Monochrome Madness upon us and Isadora Duncan
It’s time for Leanne Cole and Laura Macky’s Monochrome Madness again.
I’m continuing along my fantasy vein, with brooding children and Alice (of my wonderland posts)!! (week 45)
Strolling in Paris
( for Sarah Potter of Sarah Potter Writes after our conversation about Isadora)
In 2013 My daughter and I spent a hot afternoon in the cool shade of the tree lined avenues of Pere Lachaise Cemetery in Paris. We found the graves of Sarah Bernhardt, Oscar Wilde, Jim Morrison, Maria Callas, Edith Piaf and more, but my favourite ever since I was a young ballet student, was Isadora Duncan. She was a free spirited, unconventional romantic, though somewhat self indulgent. In spite of having no real formal training, she danced her way to fame across Europe in the early 1900’s, soon becoming the darling of society and the art world.
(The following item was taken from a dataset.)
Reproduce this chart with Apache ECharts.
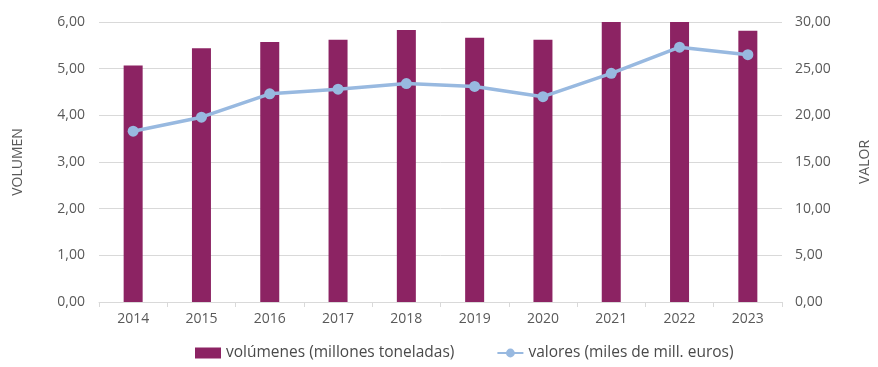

She was loved for her expressive freedom by the women of the day. Her own country of America reviled and condemned her when she married a Russian poet and embraced the communist revolution. She moved permanently to France.
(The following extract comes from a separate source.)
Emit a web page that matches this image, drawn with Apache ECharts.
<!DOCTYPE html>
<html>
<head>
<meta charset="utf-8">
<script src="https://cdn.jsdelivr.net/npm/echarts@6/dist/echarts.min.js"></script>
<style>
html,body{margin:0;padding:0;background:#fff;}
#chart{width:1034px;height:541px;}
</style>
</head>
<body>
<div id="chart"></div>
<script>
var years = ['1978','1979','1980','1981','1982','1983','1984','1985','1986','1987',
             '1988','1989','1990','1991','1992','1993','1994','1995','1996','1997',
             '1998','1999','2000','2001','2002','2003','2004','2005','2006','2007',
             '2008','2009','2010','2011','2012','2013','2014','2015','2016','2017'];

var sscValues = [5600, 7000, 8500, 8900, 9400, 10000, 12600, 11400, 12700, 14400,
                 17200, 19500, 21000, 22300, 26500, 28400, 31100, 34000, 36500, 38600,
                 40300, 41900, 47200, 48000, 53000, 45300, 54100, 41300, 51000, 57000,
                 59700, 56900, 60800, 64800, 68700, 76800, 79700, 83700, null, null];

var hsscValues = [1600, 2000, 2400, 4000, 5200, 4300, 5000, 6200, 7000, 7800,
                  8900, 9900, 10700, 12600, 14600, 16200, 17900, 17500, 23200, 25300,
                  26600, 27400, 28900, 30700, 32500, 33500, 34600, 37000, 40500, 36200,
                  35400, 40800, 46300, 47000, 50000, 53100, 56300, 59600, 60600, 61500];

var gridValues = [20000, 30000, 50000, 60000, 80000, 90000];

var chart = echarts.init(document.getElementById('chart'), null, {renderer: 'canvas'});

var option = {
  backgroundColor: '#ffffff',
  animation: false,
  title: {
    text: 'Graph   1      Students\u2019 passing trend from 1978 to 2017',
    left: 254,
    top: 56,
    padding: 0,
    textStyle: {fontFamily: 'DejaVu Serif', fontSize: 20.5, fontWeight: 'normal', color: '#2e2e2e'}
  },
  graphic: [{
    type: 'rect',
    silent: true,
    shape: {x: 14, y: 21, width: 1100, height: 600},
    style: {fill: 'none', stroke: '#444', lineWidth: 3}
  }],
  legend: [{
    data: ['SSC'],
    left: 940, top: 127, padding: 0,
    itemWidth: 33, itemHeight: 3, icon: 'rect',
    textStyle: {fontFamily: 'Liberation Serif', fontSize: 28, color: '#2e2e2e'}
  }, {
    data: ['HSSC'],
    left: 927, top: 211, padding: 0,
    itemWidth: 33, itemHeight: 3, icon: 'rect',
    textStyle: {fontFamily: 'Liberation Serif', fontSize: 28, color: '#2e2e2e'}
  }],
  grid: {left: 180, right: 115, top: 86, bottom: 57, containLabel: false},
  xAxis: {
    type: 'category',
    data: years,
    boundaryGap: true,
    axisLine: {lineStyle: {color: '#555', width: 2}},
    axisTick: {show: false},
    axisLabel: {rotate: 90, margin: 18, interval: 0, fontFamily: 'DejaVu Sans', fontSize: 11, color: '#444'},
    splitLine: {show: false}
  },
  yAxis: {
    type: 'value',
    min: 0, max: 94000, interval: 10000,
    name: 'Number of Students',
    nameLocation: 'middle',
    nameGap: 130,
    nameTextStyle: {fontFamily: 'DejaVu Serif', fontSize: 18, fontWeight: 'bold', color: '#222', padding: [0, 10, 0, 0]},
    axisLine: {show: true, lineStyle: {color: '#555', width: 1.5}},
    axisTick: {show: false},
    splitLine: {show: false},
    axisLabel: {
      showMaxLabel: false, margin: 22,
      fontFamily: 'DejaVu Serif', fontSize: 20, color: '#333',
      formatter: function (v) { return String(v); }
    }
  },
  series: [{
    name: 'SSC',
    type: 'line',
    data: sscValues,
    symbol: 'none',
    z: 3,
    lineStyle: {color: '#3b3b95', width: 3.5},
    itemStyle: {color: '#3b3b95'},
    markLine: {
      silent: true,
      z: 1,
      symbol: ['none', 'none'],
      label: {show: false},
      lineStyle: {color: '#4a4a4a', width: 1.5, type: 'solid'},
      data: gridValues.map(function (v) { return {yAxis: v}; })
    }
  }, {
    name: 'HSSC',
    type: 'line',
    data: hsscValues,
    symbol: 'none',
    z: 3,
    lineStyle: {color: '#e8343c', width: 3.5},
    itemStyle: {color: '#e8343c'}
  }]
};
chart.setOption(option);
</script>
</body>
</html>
Her last words were, “adieu mes amis, je vais a la gloire!” (Farewell my friends, I am off to glory). She got into a Bugatti sports car with a handsome Italian and moments later her long scarf caught in the car wheel and broke her neck.
Her grave is still visited, though perhaps not as much as Jim Morrison’s. On Morrison’s you might find empty bottles and a joint laid out as tribute on his tomb stone. In front of Isadora’s plaque lie roses and dance slippers with little love notes tucked inside. She is still an inspiration and the epitome of interpretive dance style to this day.
I have other photos I will publish of the wonderful city of light. We have a friend living in Paris and our hearts are with France and the Parisians especially at this time.